I’m new to the site, and joined for a bit of shopping fun, and some advice on where I’m heading. I’ve been searching for a MF couple for a while, and have found one that seem really great. My sort of age (not young!), very open, fairly new to the scene, good communication. We are going for a drink this week, and we’ve all chatted on the phone.
My question for you wise lot is, what kind of things should we be sorting out before any bedroom meeting? Ground rules? Boundaries? Or do we just book the hotel room and see what happens?
Hi and welcome.
You definitely need boundaries, what are you wanting to get from it? Tell them. What will you not do? Tell them. And vice versa.
You especially need to know what they want from you. Are they really ready to take the step, or is it fantasy? How will the lady feel when her partner is inside you? Is that even allowed? Who is providing the condoms? Lube? Is kissing allowed? Are you and the lady going to get up close? Are either of you new to it? Are you an experiment? Are they? Is it to be a kinky night? Bdsm? Sensual? Splitting the hotel cost? Are you staying over? Are they? I’m not asking to get answers, just questions for you to think about.
You need to know this stuff bc if you just wing it, something may happen that you didn’t want, and it may affect you. It sounds very clinical, but it doesn’t have to be. Its no different than bring with 1 person, you need to know what their expectations are. And if their expectations don’t match your expectations, then you need to know so you can back out.
I suggest not going to the drinks evening horny, never got to a social horny lol the horn makes you let things slide that you normally wouldn’t. Drunk and horny is even worse! Or Is the drinks night ‘the’ night?
Wow. a real ?
Seriously though. As previous post, set boundaries and stay safe. Have an exit plan. All obvious stuff I am sure but hear of too many bad experiences. And hopefully, enjoy yourself
Limits and a safe word is always a good start and to firstly meet them somewhere public like a coffee shop so you can have a good chat and weigh up if they’re ok and not creepy
I think @JoCat has covered all the bases admirably above and if, once you’ve discussed, clarified and agreed all of the possibilities and potential pitfalls, then if all three of you are still up for it then go and enjoy yourselves.
It’ll be good to hear how things went
Boundaries, safe words and see how it goes
I like to talk a good bit with a couple before I play with them, to make sure we’re all on the same page.
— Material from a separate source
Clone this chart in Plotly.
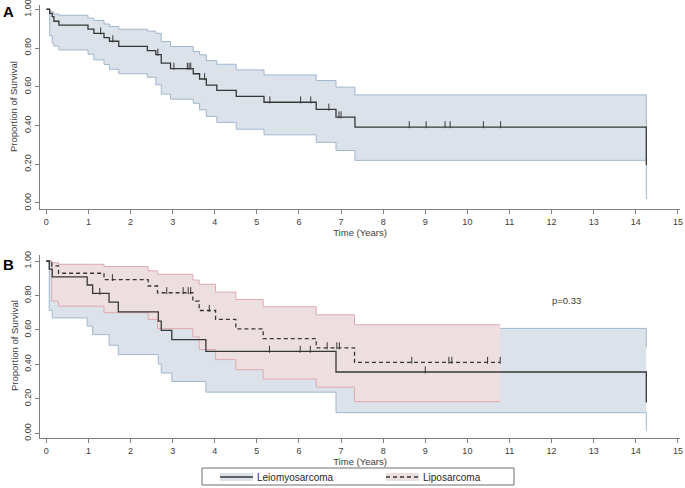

Especially if they’re new to group play, I want to make sure they’ve done their work before coming to me. There’s nothing worse than a couple jumping into their first threesome unprepared and all kinds of jealousy and problems come bubbling right up to the surface. It’s good to chat about what you all are looking for, if this will be a one off occasion, if you’d like an ongoing friendly relationship, etc. How is everyone’s sexuality, are there any boundaries you or they should know about, will kink or toys be involved. I like to know before going in if a sleep over is on the table. If you agree in advance to sleep over you can always still leave but I hate the awkward feel of ~am I supposed to leave now~ and I feel it so much worse with a couple.
I’m sure you are going to have a great, sexy, fun, merry time - enjoy yourself!